Posted: 15/12/11 15:58

Poetry and music have long gone hand-in-hand. Without wanting to dig out my Literature degree notes, it's been going on for millennia. And it isn't difficult to understand why given the poetic nature of music and musicality of words. There are a whole host of quotations one might be able to use to back up the relationship between words and music, but I shall choose these from two finest Dylans to have ever lived.

Dylan Thomas wrote of words: "The first thing was to feel and know their sound and substance; what I was going to do with those words, what use I was going to make of them, what I was going to say through them"; for him, words made sounds like notes that he could shape into symphonies of sound that he called a poem.

Bob Dylan once said: "Anything I can sing, I call a song. Anything I can't sing, I call a poem." For Dylan, lyrics were poetry, that was just how music worked; putting a musical backing to a poem was no different to writing a song. And between these two great writers I think it isn't so hard to see how strong the link between the mediums of poetry and song are.

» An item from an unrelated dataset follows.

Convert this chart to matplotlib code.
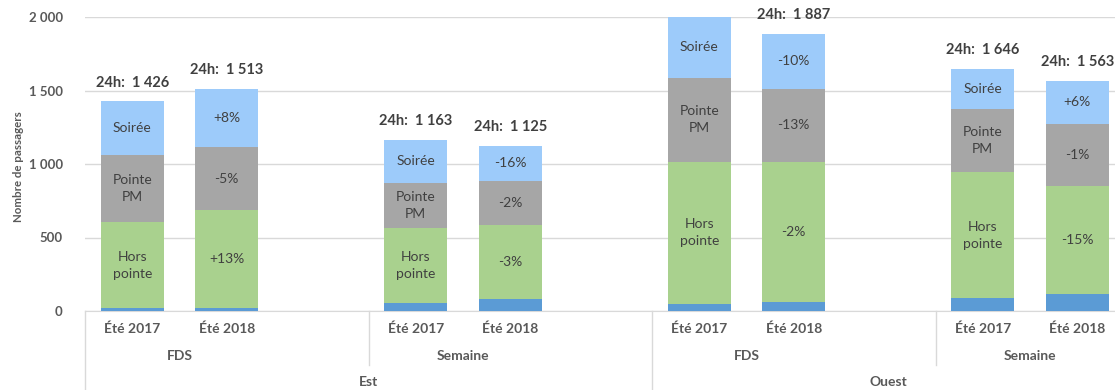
import matplotlib
matplotlib.use("Agg")
import matplotlib.pyplot as plt
from matplotlib.transforms import blended_transform_factory

plt.rcParams['font.family'] = ['Lato', 'DejaVu Sans']

# Category levels
regions = ["Est", "Ouest"]
periods = ["FDS", "Semaine"]
years = ["Été 2017", "Été 2018"]

# Bar order: Est FDS 2017/2018, Est Semaine 2017/2018, Ouest FDS 2017/2018, Ouest Semaine 2017/2018
base = [20, 22, 52, 84, 45, 63, 86, 118]
hors_pointe = [585, 662, 515, 498, 972, 953, 862, 735]
pointe_pm = [456, 434, 306, 300, 566, 492, 426, 421]
soiree = [365, 395, 290, 243, 421, 379, 272, 289]

segment_names = ["", "Hors\npointe", "Pointe\nPM", "Soirée"]
yticks = [0, 500, 1000, 1500, 2000]
ytick_labels = ["0", "500", "1 000", "1 500", "2 000"]

colors = ["#5B9BD5", "#A9D18E", "#A6A6A6", "#9DCBFA"]
text_dark = "#404040"
text_axis = "#595959"
grid_col = "#D9D9D9"

W, H, DPI = 1115, 390, 100
fig = plt.figure(figsize=(W / DPI, H / DPI), dpi=DPI)
ax = fig.add_axes([85 / W, 79 / H, (1124.5 - 85) / W, 294 / H])

# slot positions: each (region, period) pair gets two bars plus a spacer slot
xpos = [0, 1, 3, 4, 6, 7, 9, 10]
bar_w = 0.67
series = [base, hors_pointe, pointe_pm, soiree]

ymax = 2000
bottoms = [0] * len(xpos)
for si, vals in enumerate(series):
    ax.bar(xpos, vals, bar_w, bottom=bottoms, color=colors[si], zorder=2, linewidth=0)
    for i, (x, v, b) in enumerate(zip(xpos, vals, bottoms)):
        if si == 0:
            continue
        mid = b + v / 2
        if i % 2 == 0:
            label = segment_names[si]
        else:
            prev = vals[i - 1]
            pct = round((v / prev - 1) * 100)
            label = f"{pct:+d}%"
        ax.text(x, mid, label, ha="center", va="center", fontsize=10,
                color=text_dark, linespacing=1.5, zorder=3)
    bottoms = [b + v for b, v in zip(bottoms, vals)]

# 24h totals above each bar
for x, t in zip(xpos, bottoms):
    if t > ymax:
        continue
    ax.annotate(f"24h:  {t:,}".replace(",", " "), xy=(x, t), xytext=(0, 13.5),
                textcoords="offset points", ha="center", va="center",
                fontsize=10.5, fontweight="bold", color=text_dark,
                annotation_clip=False)

ax.set_xlim(-0.5, 10.5)
ax.set_ylim(0, ymax)
ax.set_yticks(yticks)
ax.set_yticklabels(ytick_labels)
ax.tick_params(axis="y", length=0, pad=16, labelsize=9.5, labelcolor=text_axis)
for lbl in ax.get_yticklabels():
    lbl.set_fontweight("bold")
ax.grid(axis="y", color=grid_col, linewidth=1, zorder=0)
ax.set_axisbelow(True)
for s in ["left", "right", "top"]:
    ax.spines[s].set_visible(False)
ax.spines["bottom"].set_color(grid_col)
ax.spines["bottom"].set_zorder(1)

ax.set_ylabel("Nombre de passagers", fontsize=8.3, fontweight="bold",
              color=text_axis)
ax.yaxis.set_label_coords(-61 / (1124.5 - 85), 0.49)

# multi-level category axis
ax.set_xticks(xpos)
ax.set_xticklabels(years * 4)
ax.tick_params(axis="x", length=0, pad=8, labelsize=10, labelcolor=text_axis)
for lbl in ax.get_xticklabels():
    lbl.set_fontweight("bold")

trans = blended_transform_factory(ax.transData, ax.transAxes)
px = 1.0 / 294
pairs = [(0, 1), (3, 4), (6, 7), (9, 10)]
for k, (a, b) in enumerate(pairs):
    ax.annotate(periods[k % 2], xy=((a + b) / 2, 0), xycoords=trans,
                xytext=(0, -32.5), textcoords="offset points", ha="center",
                va="center", fontsize=10, fontweight="bold", color=text_axis,
                annotation_clip=False)
region_spans = [(-0.5, 5.5), (5.5, 10.5)]
for name, (a, b) in zip(regions, region_spans):
    ax.annotate(name, xy=((a + b) / 2, 0), xycoords=trans,
                xytext=(0, -51), textcoords="offset points", ha="center",
                va="center", fontsize=10, fontweight="bold", color=text_axis,
                annotation_clip=False)

# separators between category groups
for x in [2.5, 8.5]:
    ax.plot([x, x], [0, -54 * px], transform=trans, color=grid_col,
            linewidth=1, clip_on=False)
for x in [-0.5, 5.5]:
    ax.plot([x, x], [0, -85 * px], transform=trans, color=grid_col,
            linewidth=1, clip_on=False)

fig.savefig("out.png", dpi=DPI)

But, in the last few decades there has been a slow and steady separation of these two media. I'm not old enough to be able to tell you when or how or why, but I can see it in the lack of any great lyrical geniuses of the last 20 years. That's not to say there aren't any, there just aren't as many as, say, the 60s or 70s.

The good news is things are changing. People are beginning to question lyrics now, pay more attention to them, appreciate well-crafted poetry in songs. And it was only a matter of time before poetry became music in itself.

How many of us remember the first time we heard The Streets? I remember it vividly because I thought: who is this guy that just talks over music but has you wrapped around his little finger so his drug-fuelled adventures seem beautiful? Then I heard of Buddy Wakefield and Sage Francis teaming up over in America for Sage's Human the Death Dance record. And gradually this kind of collaboration became more widespread.

For me, two acts epitomise the rise of the poet/musician collaboration. UK Poetry Slam Champion and rapper Dizraeli, whose band Dizraeli and the Small Gods regularly pack out venues and festival tents up and down the country, and Kate Tempest's band Sound of Rum, who have just completed a nationwide tour supporting Billy Bragg. Poetry and music are in a relationship again in a way that some of us may have forgotten could be done after the deluge of Popstars and Pop Idols.

The latest incarnation of this wonderful surge is the announcement that the lovely Jodi Ann Bickley is going to team up with dub-step artist Skream on a new track. Jodi has worked in the past with people like Ed Sheeran and Jamie Woon, and this is one more step on that roller-coaster ride of fame she has found in the last 18 months.

When asked about the rise in these sort of collaborations, she told me: "The reason people like Adele and Ed Sheeran are so popular is not only their unbelievable voice, it's the narrative within each song and how we can relate it all to our own lives. The same with The Streets; Mike Skinner stands on stage basically talking to a soundtrack - where the music paints the picture, the words add the narrative, and together it makes something real beautiful that even "MALIA LADZ ON TOUR 2011" sort of guys finds themselves loving. I guess we are slowly conning people into poetry, not because they wouldn't like it if they heard it on T4 or Radio 1, but because we just haven't got that recognition yet. Artists such as Ghostpoet, LV and Josh Idehen, Sound of Rum, Greeds and the Remedies, Dizareli and the Small Gods are battling to change things this year and with some Big names on side it looks like a battle we could win.'

So there it is, straight from the front line. The 'battle' that Jodi speaks of is slowly taking shape and it looks like the poets are going to rise again. It won't be the poetry of Bob Dylan or Leonard Cohen, but it will be different and just as strong. The musical landscape is changing and the poets are gearing up to take their place and play as big a part in that as they used to. I, for one, can't wait!